#### The exercise:
Lines containing the word "this" are the ones to copy from the records below.
# # # # # # #
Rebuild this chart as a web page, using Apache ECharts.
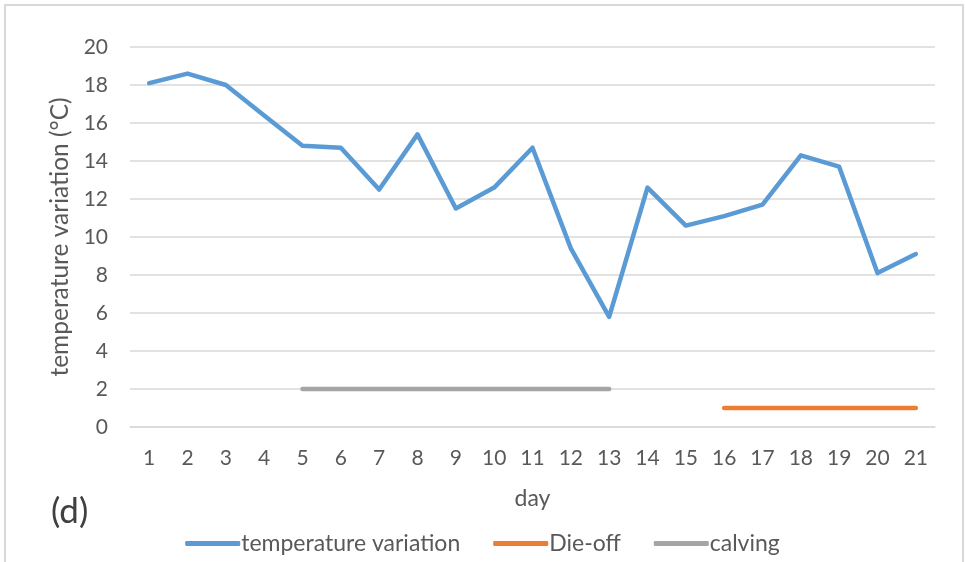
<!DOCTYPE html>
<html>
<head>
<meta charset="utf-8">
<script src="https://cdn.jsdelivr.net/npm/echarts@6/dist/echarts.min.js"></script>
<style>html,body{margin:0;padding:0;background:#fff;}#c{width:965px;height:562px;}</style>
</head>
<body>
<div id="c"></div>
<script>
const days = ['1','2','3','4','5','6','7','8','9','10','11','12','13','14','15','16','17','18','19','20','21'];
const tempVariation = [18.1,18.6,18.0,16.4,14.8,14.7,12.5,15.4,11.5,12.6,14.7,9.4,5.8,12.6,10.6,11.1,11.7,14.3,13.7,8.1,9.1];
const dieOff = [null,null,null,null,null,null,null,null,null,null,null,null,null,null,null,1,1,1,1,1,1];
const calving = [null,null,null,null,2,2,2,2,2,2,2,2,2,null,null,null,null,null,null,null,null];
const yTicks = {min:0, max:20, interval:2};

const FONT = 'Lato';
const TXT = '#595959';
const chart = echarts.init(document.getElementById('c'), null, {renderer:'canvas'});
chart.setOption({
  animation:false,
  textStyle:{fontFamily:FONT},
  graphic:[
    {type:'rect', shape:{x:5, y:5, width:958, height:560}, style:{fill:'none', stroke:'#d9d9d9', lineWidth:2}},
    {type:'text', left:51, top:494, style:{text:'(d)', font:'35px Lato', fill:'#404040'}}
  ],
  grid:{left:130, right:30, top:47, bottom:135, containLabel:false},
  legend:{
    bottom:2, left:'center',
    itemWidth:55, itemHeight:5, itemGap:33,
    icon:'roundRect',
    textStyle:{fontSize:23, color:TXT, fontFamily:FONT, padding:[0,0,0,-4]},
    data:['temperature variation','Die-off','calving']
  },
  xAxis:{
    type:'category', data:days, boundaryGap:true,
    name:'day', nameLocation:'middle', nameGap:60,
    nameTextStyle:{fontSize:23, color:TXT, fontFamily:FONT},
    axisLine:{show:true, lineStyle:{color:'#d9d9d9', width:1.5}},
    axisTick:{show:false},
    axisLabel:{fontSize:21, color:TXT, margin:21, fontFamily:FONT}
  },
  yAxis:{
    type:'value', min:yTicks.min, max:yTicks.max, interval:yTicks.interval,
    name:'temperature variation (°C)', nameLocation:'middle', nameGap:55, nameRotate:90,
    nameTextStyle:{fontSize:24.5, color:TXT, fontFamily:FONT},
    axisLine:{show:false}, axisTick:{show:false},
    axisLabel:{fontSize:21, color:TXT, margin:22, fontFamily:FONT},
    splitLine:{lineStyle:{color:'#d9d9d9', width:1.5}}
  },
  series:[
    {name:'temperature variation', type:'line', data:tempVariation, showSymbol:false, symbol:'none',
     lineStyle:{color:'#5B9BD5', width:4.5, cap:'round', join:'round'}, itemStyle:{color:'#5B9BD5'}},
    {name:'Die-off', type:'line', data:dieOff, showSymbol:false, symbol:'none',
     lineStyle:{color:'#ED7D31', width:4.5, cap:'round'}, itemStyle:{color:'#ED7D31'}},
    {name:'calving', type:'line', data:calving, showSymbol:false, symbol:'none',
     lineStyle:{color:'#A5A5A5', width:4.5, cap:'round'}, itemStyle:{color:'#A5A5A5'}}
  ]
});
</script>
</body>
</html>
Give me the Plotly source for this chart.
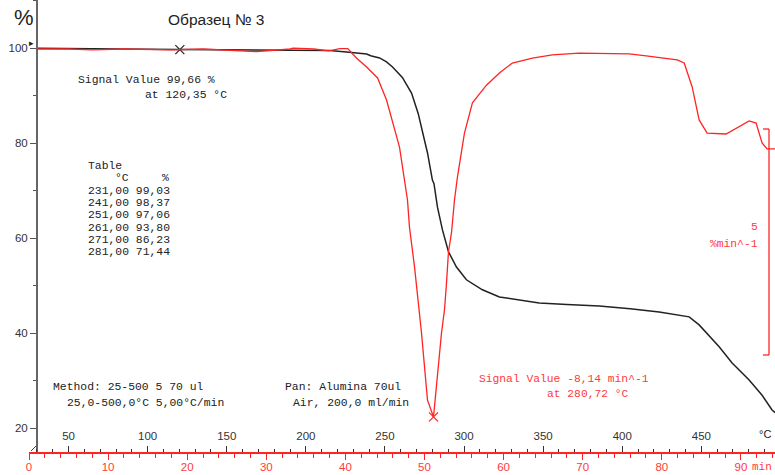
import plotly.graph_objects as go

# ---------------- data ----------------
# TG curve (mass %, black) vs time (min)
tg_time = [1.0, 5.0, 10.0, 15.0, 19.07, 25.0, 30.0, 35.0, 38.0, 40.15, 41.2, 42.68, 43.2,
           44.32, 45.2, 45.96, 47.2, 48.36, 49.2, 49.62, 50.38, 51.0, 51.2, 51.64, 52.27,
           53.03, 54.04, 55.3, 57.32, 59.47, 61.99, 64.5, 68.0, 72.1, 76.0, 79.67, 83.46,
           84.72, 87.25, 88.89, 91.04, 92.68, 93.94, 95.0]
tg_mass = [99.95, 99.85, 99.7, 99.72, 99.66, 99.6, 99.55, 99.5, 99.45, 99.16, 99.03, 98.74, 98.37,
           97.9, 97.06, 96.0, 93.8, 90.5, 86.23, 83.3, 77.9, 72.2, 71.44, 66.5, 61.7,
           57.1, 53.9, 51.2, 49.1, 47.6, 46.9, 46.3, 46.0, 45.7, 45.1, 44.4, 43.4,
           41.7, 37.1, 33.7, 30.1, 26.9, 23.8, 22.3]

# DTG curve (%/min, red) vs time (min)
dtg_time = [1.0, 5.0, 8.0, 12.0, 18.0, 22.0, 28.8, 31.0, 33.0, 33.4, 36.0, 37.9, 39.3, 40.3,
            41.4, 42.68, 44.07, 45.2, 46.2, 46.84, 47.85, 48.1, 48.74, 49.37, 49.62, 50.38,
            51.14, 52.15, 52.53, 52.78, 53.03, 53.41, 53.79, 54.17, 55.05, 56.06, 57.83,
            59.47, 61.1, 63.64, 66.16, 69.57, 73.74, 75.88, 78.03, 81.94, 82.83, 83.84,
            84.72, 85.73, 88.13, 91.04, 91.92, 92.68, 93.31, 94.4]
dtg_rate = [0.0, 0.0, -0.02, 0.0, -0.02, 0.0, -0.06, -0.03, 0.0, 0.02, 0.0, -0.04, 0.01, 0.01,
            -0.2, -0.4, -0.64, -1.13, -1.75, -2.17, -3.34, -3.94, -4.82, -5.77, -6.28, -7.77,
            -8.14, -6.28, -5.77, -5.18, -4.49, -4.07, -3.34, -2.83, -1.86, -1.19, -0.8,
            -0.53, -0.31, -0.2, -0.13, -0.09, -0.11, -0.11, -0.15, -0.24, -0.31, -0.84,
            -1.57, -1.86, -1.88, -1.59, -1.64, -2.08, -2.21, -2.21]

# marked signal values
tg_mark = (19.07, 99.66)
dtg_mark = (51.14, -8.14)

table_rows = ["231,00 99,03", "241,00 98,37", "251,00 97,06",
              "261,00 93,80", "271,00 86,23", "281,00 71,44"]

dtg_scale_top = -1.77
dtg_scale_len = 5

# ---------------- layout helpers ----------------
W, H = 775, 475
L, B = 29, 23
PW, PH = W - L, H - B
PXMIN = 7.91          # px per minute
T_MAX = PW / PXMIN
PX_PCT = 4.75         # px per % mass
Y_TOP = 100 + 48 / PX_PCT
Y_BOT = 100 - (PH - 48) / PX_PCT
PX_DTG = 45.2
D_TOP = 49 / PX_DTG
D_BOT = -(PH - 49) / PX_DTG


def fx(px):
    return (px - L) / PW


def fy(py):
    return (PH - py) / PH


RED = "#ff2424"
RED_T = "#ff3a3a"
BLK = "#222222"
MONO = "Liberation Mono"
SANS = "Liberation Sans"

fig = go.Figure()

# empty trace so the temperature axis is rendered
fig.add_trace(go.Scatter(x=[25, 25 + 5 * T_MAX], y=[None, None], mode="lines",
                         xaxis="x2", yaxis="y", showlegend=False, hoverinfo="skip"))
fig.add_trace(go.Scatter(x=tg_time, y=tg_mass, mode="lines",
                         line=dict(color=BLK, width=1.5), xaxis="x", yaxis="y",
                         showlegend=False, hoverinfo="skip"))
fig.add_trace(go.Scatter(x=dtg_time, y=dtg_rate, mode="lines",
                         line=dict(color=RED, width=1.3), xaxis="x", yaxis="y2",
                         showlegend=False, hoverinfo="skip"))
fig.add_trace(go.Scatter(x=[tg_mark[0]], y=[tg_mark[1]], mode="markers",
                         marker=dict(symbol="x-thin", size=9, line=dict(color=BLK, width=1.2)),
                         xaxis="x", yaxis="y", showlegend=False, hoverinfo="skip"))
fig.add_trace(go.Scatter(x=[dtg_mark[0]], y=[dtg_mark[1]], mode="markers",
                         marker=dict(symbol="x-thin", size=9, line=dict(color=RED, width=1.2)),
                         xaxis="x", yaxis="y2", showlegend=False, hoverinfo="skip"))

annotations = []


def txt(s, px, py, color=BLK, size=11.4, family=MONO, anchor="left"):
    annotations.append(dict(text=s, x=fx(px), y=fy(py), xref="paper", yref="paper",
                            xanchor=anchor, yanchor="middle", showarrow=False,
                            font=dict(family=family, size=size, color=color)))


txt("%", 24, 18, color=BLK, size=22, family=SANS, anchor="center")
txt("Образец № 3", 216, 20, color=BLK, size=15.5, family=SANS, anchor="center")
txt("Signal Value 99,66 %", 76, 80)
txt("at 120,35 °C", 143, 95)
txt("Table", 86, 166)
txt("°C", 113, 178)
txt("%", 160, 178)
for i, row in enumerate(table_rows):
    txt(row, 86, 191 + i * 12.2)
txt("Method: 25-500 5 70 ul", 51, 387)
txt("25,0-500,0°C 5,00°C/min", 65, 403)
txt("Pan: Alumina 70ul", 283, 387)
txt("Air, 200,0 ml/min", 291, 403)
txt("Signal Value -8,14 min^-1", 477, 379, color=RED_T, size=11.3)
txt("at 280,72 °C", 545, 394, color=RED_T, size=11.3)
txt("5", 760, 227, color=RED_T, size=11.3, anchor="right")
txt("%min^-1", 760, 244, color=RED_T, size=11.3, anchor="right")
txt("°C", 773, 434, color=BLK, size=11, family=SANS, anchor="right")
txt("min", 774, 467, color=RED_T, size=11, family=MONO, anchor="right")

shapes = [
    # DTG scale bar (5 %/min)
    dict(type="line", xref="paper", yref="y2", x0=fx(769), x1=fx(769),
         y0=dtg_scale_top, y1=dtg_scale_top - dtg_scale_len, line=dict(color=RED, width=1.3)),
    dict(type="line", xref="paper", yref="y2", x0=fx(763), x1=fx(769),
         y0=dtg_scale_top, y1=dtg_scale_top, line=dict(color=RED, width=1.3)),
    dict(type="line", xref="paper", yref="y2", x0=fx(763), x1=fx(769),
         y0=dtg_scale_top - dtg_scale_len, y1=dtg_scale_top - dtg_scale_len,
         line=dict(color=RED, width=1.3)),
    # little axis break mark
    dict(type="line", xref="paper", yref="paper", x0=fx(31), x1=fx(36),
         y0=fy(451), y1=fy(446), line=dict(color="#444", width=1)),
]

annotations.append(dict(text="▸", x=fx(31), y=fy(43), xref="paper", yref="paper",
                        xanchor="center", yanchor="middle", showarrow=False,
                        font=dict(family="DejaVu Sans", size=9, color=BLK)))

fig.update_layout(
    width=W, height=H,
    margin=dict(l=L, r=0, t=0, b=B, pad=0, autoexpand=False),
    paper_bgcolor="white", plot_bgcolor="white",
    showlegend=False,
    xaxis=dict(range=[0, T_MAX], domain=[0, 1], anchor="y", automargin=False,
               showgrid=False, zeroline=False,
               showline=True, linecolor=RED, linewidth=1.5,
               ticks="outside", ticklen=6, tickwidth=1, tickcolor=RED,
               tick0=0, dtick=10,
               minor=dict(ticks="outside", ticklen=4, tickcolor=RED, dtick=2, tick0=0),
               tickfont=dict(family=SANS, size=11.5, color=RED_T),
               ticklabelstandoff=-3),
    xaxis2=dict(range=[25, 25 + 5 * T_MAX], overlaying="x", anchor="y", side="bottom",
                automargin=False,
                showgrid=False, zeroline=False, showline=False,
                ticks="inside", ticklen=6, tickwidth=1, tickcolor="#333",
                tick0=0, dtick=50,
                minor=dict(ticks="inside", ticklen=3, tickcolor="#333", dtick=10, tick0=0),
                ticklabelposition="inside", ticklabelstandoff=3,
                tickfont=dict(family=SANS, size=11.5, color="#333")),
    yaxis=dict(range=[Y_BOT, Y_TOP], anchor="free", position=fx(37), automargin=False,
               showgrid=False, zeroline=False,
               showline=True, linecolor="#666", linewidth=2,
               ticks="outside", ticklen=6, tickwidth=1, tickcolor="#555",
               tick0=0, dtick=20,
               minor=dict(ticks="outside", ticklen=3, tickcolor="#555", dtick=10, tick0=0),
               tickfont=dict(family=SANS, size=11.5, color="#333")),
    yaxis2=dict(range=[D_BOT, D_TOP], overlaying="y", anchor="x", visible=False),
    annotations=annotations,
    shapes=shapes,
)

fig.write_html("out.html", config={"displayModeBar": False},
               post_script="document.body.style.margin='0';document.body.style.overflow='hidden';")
# # # # # # #
#### Solved problem:
Rebuild this chart as a web page, using Apache ECharts.
Give me the Plotly source for this chart.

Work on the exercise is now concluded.